Diné woman takes the crown
(Special to the Times - Donovan Quintero)
Kansas Begaye of Waterflow, N.M. is new Miss Indian World
By Shondiin Silversmith
ALBUQUERQUE, May 2, 2013
After a week of proving she has what it takes to be a leader in Indian Country, Kansas Begaye was crowned Miss Indian World 2013-2014 on April 27.
"And this year's Miss Indian World is Diné from Waterflow, N.M.," was all it took from co-host Lisa Meeches for the crowd to erupt in cheers as Begaye started to cry, walking to the center of the Pit in a green one-shoulder velvet dress with her hands firmly placed over her mouth in shock.
Begaye, 24, accumulated a total of 2,780 points during the pageant to best the 15 other contestants.
But, reminded Miss Indian World Committee member Beulah Sunrise-Rau, "They are only competing against themselves."
"I feel so honored and so humble. It's been a great, challenging week for each one of us," Begaye said on the acceptance of her new title. "I'm so honored to be here representing all of you. I just want to say thank you."
Begaye is the daughter of Leonard and Dorothy Begaye and she is the second youngest out of three brothers and three sisters. She is Tl'aashchi'i (The Red Bottom People Clan) born for Hooghanlani (Many Hogans Clan). Her maternal grandparents are Hask'aa hadzohi(Yucca Fruit Strung Out in a Line Clan), her paternal grandparents are Tachii'nii (Red Running into the Water People Clan).
She is originally from Waterflow, N.M. but currently resides in Rio Rancho, N.M. and works as the membership director with the New Mexico Dental Association.
She graduated from the University of New Mexico in 2011 with a bachelor's degree in Native American Studies, and she hopes to continue her education in the future by studying Indian law.
Begaye said as she takes on the role of Miss Indian World she wants to set her focus on raising awareness in higher education as well as cultural preservation.
"Education is very important and it's very imperative to our indigenous nations all over the world," she said. "It makes us stronger as Native people to come together and we can have doctors, dentists and lawyers as Native Americans."
She added, "If it wasn't for our culture we wouldn't be here today."

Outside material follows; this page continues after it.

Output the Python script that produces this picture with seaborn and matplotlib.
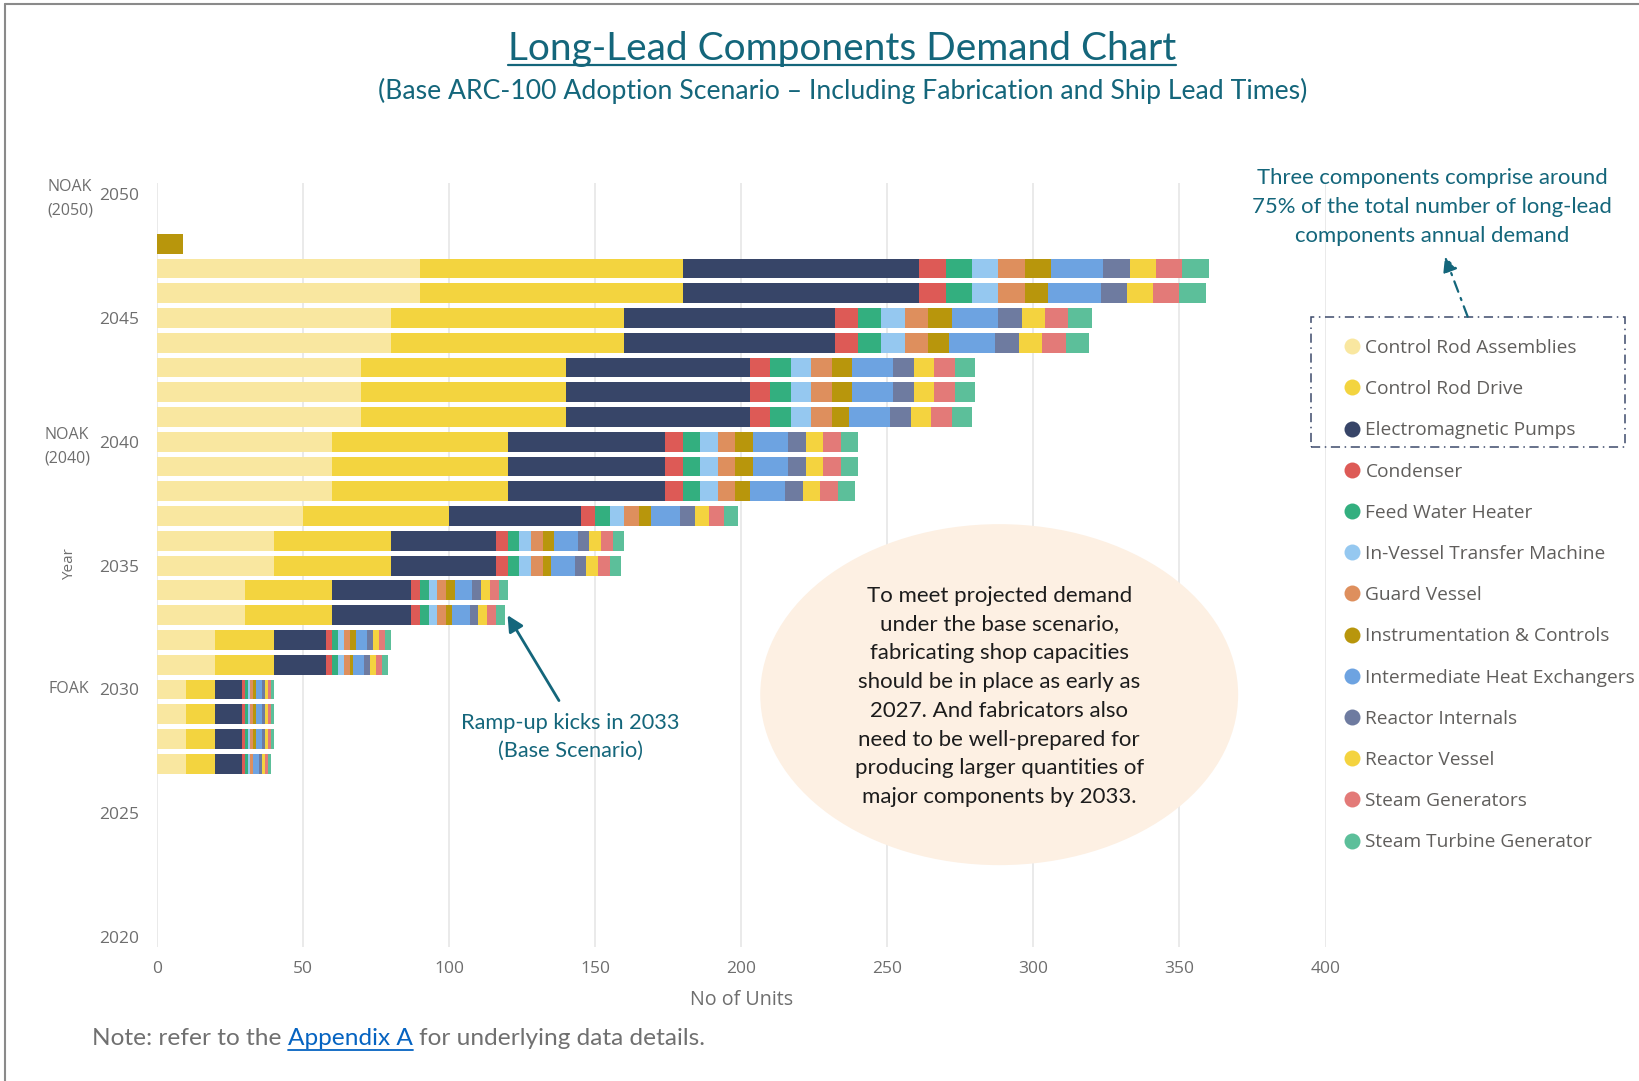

With that in mind, Begaye said as she starts out her reign as Miss Indian World she would like "for us to be a little more aware of our surroundings and culture to preserve it."
"Without our culture we're not in contact with who we are, and we need to have that connection," Begaye added.
Begaye is the 30th Miss Indian World to wear the crown, and she said as the pageant started last Tuesday she prayed every morning throughout the whole week.
"I believe the most important thing when doing anything you have to start out with a prayer," she said. "As Navajo people we pray."
During the interview segment of the competition, Begaye said she made sure to convey everything she felt in her heart.
"Everything that I wanted to talk about it came from the heart first. I really tried to connect with what I was doing at the time and what I was passionate about," said Begaye, who also earned a trophy for best interview.
Begaye's traditional talent, she talked about the young woman's Navajo puberty ceremony, the kinaalda.
During the public speaking competition, held on Stage 49 on April 26, Begay talked about the Navajo Nation government and the roles Navajo women have played in it.
She said she wanted to focus on the strength Navajo women have, so she discussed Changing Woman as well and the role she played in developing the Navajo people.
"We really had to make sure that as indigenous women we were strong É had to prove we knew about our culture and we had to be passionate about our people," Begay added when asked what stood out the most during this pageant.
During her farewell speech, former Miss Indian World Jessa Rae Growing Thunder said, "This crown was never worn for me but it was worn for each and every one of you. This crown will be taken care of. You will be taken care of."
Begaye first ran for Miss Indian World five years ago, so she had some credibility when she told all the other contestants that there is another time for them.
"I encourage each and every one of you to run again. Don't give up," she advised her competitors.
First runner-up, with a total of 2,695 point, was Brittany Clause of Ridgeway from Canada, who also won best dancer.
Second runner-up with a total of 2,685 points was Jesse Brant of Canada, who also won best traditional talent.
Miss Congeniality went to April Yazza of Zuni, N.M., best essay went to Cualnezca Tonanizin Miranda of Sacramento, Calif. and best public speaker went to Baillie Redfern of Vancouver, British Columbia, Canada.